By Tim Pallesen
Coastal cities are studying new flood maps to know how many residents will be paying much higher premiums for flood insurance.
Reforms to the federal flood insurance program raise premiums, phase out subsidies and call for a redrawing of flood maps that might put more homes in high-risk zones.
Owners of winter homes who received subsidies started paying higher rates Jan. 1. Beginning this month, buyers purchasing a previously subsidized home must pay the higher premium.
Owners of primary residences will learn whether they also must pay annual rate increases of 20 percent for five years once new flood zone maps are approved next year.
Officials in coastal communities are trying to decipher preliminary flood-zone maps now. “So far, nobody can figure it out,” Ocean Ridge Town Manager Ken Schenck said.
Dick Tomasello, an engineer hired by the county to compare old and new flood maps along the coast, said many oceanfront homes have been moved into the highest-risk zone. Flood insurance rates will reflect damage that might occur in a hurricane if sea walls and sand dunes are washed away.
“The entire coast shows that the zone has moved inland,” Tomasello said. “Flood insurance is going to be more expensive.”
The Palm Beach County League of Cities has assembled a team of engineers to dispute what executive director Richard Radcliffe described as “grave inaccuracies” in preliminary new maps.
“Until those challenges are laid to rest, the town of Gulf Stream is not able to accurately comment on the effect of the revised flood maps,” Town Manager William Thrasher said.
Manalapan Mayor David Cheifetz said his town also is reviewing the maps to determine the impact.
Congress passed the insurance reforms last year to reduce a $20 billion debt in the program caused by Hurricane Katrina in 2005. Hurricane Sandy increased the debt.
The reforms target older homes built at lower elevations before the original flood zone maps were drawn 30 years ago. Newer construction has been built at higher elevations.
Mortgage lenders require flood insurance if a property is within a high-risk flood zone. The policies pay a maximum $250,000 loss.

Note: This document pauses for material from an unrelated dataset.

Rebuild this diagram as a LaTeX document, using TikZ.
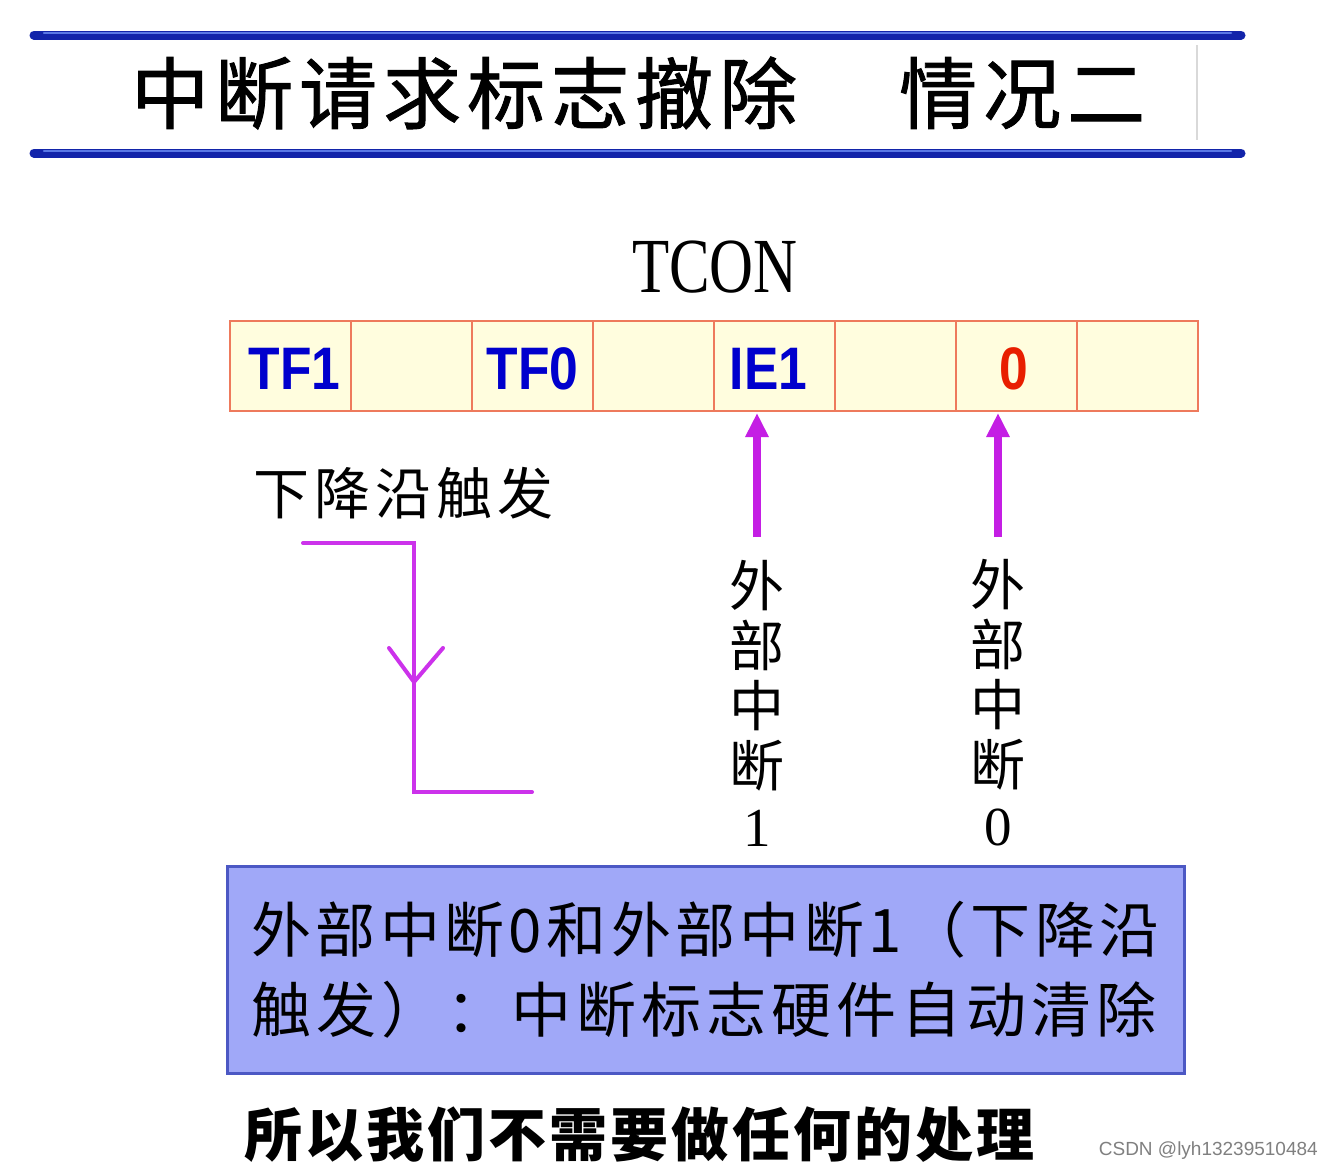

Gov. Rick Scott warned last month that real estate sales could be hampered in parts of Florida because of the higher insurance rates.
“In cases where new maps move a property into a flood zone, homeowners may find it impossible to sell their properties to a new owner who will be shocked with the massive premium increases required to secure a mortgage,” Scott wrote Florida’s two U.S. senators.
Sen. Bill Nelson agreed in a letter to other senators. “The national flood insurance won’t do much good if it turns out folks cannot afford the coverage,” Nelson wrote.